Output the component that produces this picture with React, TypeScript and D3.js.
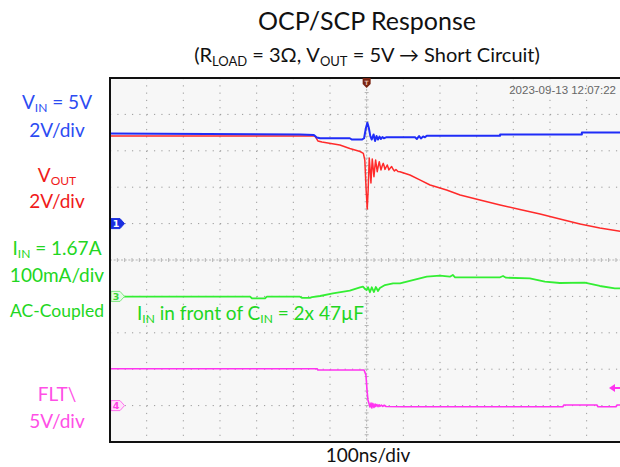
import React from "react";
import * as d3 from "d3";

// ---- Data (time in ns relative to trigger) ----
const T_VIN = [-700,-182,-144,-136,-127,-46,-40,-13,-7,-2,2,6,10,14,19,23,27,31,35,39,43,47,53,132,137,143,148,154,159,164,364,364,587,587,700];
const VIN = [4.95,4.90,4.87,4.73,4.69,4.69,4.62,4.62,4.69,5.25,5.54,5.25,4.81,4.62,4.90,4.54,4.81,4.62,4.78,4.65,4.76,4.69,4.74,4.74,4.65,4.81,4.68,4.79,4.74,4.83,4.83,4.90,4.90,5.01,5.01];

const T_VOUT = [-700,-141,-133,-122,-73,-46,-18,-9,-5,-1.4,1.6,4.1,7.1,9.5,11.7,13.6,15.3,17.7,19.9,22.1,24.5,26.7,28.9,31.6,34.4,36.8,39,42.3,45.3,47.7,49.9,53.2,56.2,58.6,60.8,64.4,68.2,71.7,75.8,79.9,85.4,90.8,118,145,173,218,255,309,364,418,473,527,582,636,700];
const VOUT = [5.31,5.31,5.04,4.98,4.82,4.63,4.46,4.36,3.99,2.35,1.30,2.35,4.10,3.45,2.73,3.45,4.05,3.55,3.08,3.55,3.99,3.66,3.35,3.66,3.90,3.66,3.45,3.66,3.81,3.66,3.48,3.61,3.72,3.58,3.45,3.55,3.63,3.50,3.39,3.47,3.36,3.35,3.17,2.90,2.62,2.35,2.07,1.80,1.52,1.27,1.03,0.75,0.48,0.26,0.05];

const T_IIN = [-700,-318,-313,-277,-272,-182,-176,-155,-149,-127,-92,-46,-18,-10,-4,0,4,9,14,20,25,31,36,50,72,91,126,164,200,227,235,241,364,372,380,445,486,527,595,636,677,700];
const IIN_MA = [-0.8,-0.8,-5.2,-5.2,-0.8,-0.8,-4,-4,-2,1.1,8.5,15.7,25,26.6,20,17.6,25,11.3,25,12,25.8,14.8,23.1,31.3,36,36,45,54.1,56.9,54.1,58.8,52.5,52.5,56,51.4,49.7,40.4,36.8,37.6,28.6,22.3,21.8];

const T_FLT = [-700,-135,-133,-7,-2,1,3.5,6,9,12,14,17,20,23,25,28,31,34,36,40,44,48,53,99,535,538,628,631,680,683,700];
const FLT = [5.07,5.07,4.89,4.89,4.2,2.14,0.77,0.36,-0.19,0.36,-0.33,0.3,-0.25,0.22,-0.12,0.15,-0.15,0.12,-0.1,0.08,-0.12,0.05,-0.12,-0.15,-0.15,0.08,0.08,-0.15,-0.15,0.08,0.08];

const GRID_T = d3.range(-600, 601, 100);
const GRID_DIV = d3.range(-4, 5, 1);
const TIMESTAMP = "2023-09-13 12:07:22";

// ---- Layout ----
const W = 620, H = 467;
const PL = 110, PR = 623.3, PT = 78, PB = 442;
const FONT = "Lato, 'Open Sans', sans-serif";

const x = d3.scaleLinear().domain([-700, 700]).range([PL, PR]);
const yDiv = d3.scaleLinear().domain([-5, 5]).range([PB, PT]);

function tracePath(ts: number[], vs: number[], offset: number, scale: number) {
  const pts: [number, number][] = ts.map((t, i) => [t, vs[i]]);
  const gen = d3
    .line<[number, number]>()
    .x((d) => x(d[0]))
    .y((d) => yDiv(offset + d[1] / scale));
  return gen(pts) || "";
}

const C_BLUE = "#2c4cf2";
const C_RED = "#f01a1a";
const C_GREEN = "#22d622";
const C_MAG = "#ff4fe6";

function Marker({ y, label, fill, stroke, textFill }: any) {
  const x0 = 111;
  const pts = `${x0},${y - 5} ${x0 + 9},${y - 5} ${x0 + 13.5},${y} ${x0 + 9},${y + 5} ${x0},${y + 5}`;
  return (
    <g>
      <polygon points={pts} fill={fill} stroke={stroke} strokeWidth={1} />
      <text x={x0 + 5} y={y + 3.5} fontSize={9.5} fontWeight="bold" fontFamily="'DejaVu Sans', sans-serif" fill={textFill} textAnchor="middle">
        {label}
      </text>
    </g>
  );
}

export default function App() {
  const divW = x(100) - x(0);
  const divH = yDiv(0) - yDiv(1);
  const cx = x(0);
  const cy = yDiv(0);
  const hTicks = d3.range(0, 71).map((i) => PL + (i * divW) / 5);
  const vTicks = d3.range(0, 51).map((i) => PT + (i * divH) / 5);

  return (
    <svg width={W} height={H} style={{ position: "absolute", left: 0, top: 0, background: "#fff" }}>
      <defs>
        <clipPath id="plotclip">
          <rect x={PL} y={PT} width={PR - PL} height={PB - PT} />
        </clipPath>
      </defs>

      {/* Titles */}
      <text x={367} y={30} textAnchor="middle" fontFamily={FONT} fontSize={25} fill="#111">
        OCP/SCP Response
      </text>
      <text x={367} y={62} textAnchor="middle" fontFamily={FONT} fontSize={20} fill="#111">
        (R<tspan fontSize={13} dy={4}>LOAD</tspan>
        <tspan dy={-4}> = 3Ω, V</tspan>
        <tspan fontSize={13} dy={4}>OUT</tspan>
        <tspan dy={-4}> = 5V → Short Circuit)</tspan>
      </text>

      {/* Plot background */}
      <rect x={PL} y={PT} width={PR - PL} height={PB - PT} fill="#f7f7f7" />

      <g clipPath="url(#plotclip)">
        {/* Grid */}
        {GRID_T.filter((t) => t !== 0).map((t) => (
          <line key={"gx" + t} x1={x(t)} x2={x(t)} y1={PT} y2={PB} stroke="#9a9a9a" strokeWidth={1} strokeDasharray={`1.2 ${divH / 5 - 1.2}`} />
        ))}
        {GRID_DIV.filter((d) => d !== 0).map((d) => (
          <line key={"gy" + d} x1={PL} x2={PR} y1={yDiv(d)} y2={yDiv(d)} stroke="#9a9a9a" strokeWidth={1} strokeDasharray={`1.2 ${divW / 5 - 1.2}`} />
        ))}
        {/* Center cross lines */}
        <line x1={PL} x2={PR} y1={cy} y2={cy} stroke="#b5b5b5" strokeWidth={1} strokeDasharray={`2 ${divW / 10 - 2}`} />
        {hTicks.map((px, i) => (
          <line key={"ht" + i} x1={px} x2={px} y1={cy - 2} y2={cy + 2} stroke="#b5b5b5" strokeWidth={1} />
        ))}
        <line x1={cx} x2={cx} y1={PT} y2={PB} stroke="#b5b5b5" strokeWidth={1} strokeDasharray={`2 ${divH / 10 - 2}`} />
        {vTicks.map((py, i) => (
          <line key={"vt" + i} x1={cx - 2} x2={cx + 2} y1={py} y2={py} stroke="#b5b5b5" strokeWidth={1} />
        ))}

        {/* Traces */}
        <path d={tracePath(T_FLT, FLT, -4, 5)} fill="none" stroke="#ff33f0" strokeWidth={1.6} strokeLinejoin="round" />
        <path d={tracePath(T_IIN, IIN_MA, -1, 100)} fill="none" stroke="#33ee33" strokeWidth={1.8} strokeLinejoin="round" />
        <path d={tracePath(T_VOUT, VOUT, 0.75, 2)} fill="none" stroke="#ff2a2a" strokeWidth={1.5} strokeLinejoin="round" />
        <path d={tracePath(T_VIN, VIN, 1, 2)} fill="none" stroke="#1f2cf8" strokeWidth={2} strokeLinejoin="round" />

        {/* Trigger level marker (right) */}
        <polygon points={`609,${388} 615,${384} 615,${392}`} fill="#ff33f0" />
        <line x1={614} x2={622} y1={388} y2={388} stroke="#ff33f0" strokeWidth={2} />
      </g>

      {/* Channel markers */}
      <Marker y={yDiv(1)} label="1" fill="#1a2fe0" stroke="#1a2fe0" textFill="#fff" />
      <Marker y={yDiv(-1)} label="3" fill="#e6fbe6" stroke="#7ee87e" textFill="#3ad63a" />
      <Marker y={yDiv(-4)} label="4" fill="#ffe2fb" stroke="#ff70ee" textFill="#ff40e6" />

      {/* Frame */}
      <rect x={PL} y={PT} width={PR - PL + 10} height={PB - PT} fill="none" stroke="#111" strokeWidth={2} />

      {/* Trigger position marker (top) */}
      <path d={`M${cx - 4},${PT} L${cx + 4},${PT} L${cx + 4},${PT + 6} L${cx},${PT + 10} L${cx - 4},${PT + 6} Z`} fill="#7a2412" />
      <text x={cx} y={PT + 7} textAnchor="middle" fontSize={6} fontWeight="bold" fill="#e8c0b0" fontFamily="'DejaVu Sans', sans-serif">T</text>

      {/* Timestamp */}
      <text x={616} y={94} textAnchor="end" fontFamily="'Liberation Sans', Arial, sans-serif" fontSize={11.5} fill="#666">
        {TIMESTAMP}
      </text>

      {/* Left channel labels */}
      <g fontFamily={FONT} fontSize={19} textAnchor="middle">
        <text x={57} y={109} fill={C_BLUE}>
          V<tspan fontSize={12} dy={3}>IN</tspan>
          <tspan dy={-3}> = 5V</tspan>
        </text>
        <text x={57} y={137} fill={C_BLUE}>2V/div</text>

        <text x={57} y={182} fill={C_RED}>
          V<tspan fontSize={12} dy={3}>OUT</tspan>
        </text>
        <text x={57} y={208} fill={C_RED}>2V/div</text>

        <text x={57} y={255} fill={C_GREEN}>
          I<tspan fontSize={12} dy={3}>IN</tspan>
          <tspan dy={-3}> = 1.67A</tspan>
        </text>
        <text x={57} y={282} fill={C_GREEN}>100mA/div</text>
        <text x={57} y={317} fill={C_GREEN} fontSize={17.5}>AC-Coupled</text>

        <text x={57} y={401} fill={C_MAG}>FLT\</text>
        <text x={57} y={428} fill={C_MAG}>5V/div</text>
      </g>

      {/* In-plot annotation */}
      <text x={137} y={320} fontFamily={FONT} fontSize={19} fill={C_GREEN}>
        I<tspan fontSize={12} dy={3}>IN</tspan>
        <tspan dy={-3}> in front of C</tspan>
        <tspan fontSize={12} dy={3}>IN</tspan>
        <tspan dy={-3}> = 2x 47µF</tspan>
      </text>

      {/* X label */}
      <text x={368} y={462} textAnchor="middle" fontFamily={FONT} fontSize={19} fill="#111">
        100ns/div
      </text>
    </svg>
  );
}
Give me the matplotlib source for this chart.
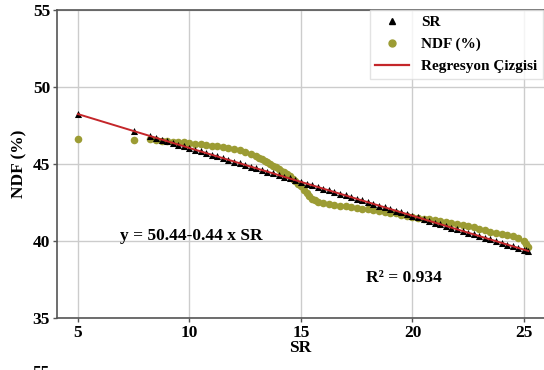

=-=-=-=-=

Leave out the pictures and repeat the lines from the start of the material through the line with "import * as", inclusive.

**Response below:**
Output the component that produces this picture with React, TypeScript and D3.js.
import React from "react";
import * as d3 from "d3";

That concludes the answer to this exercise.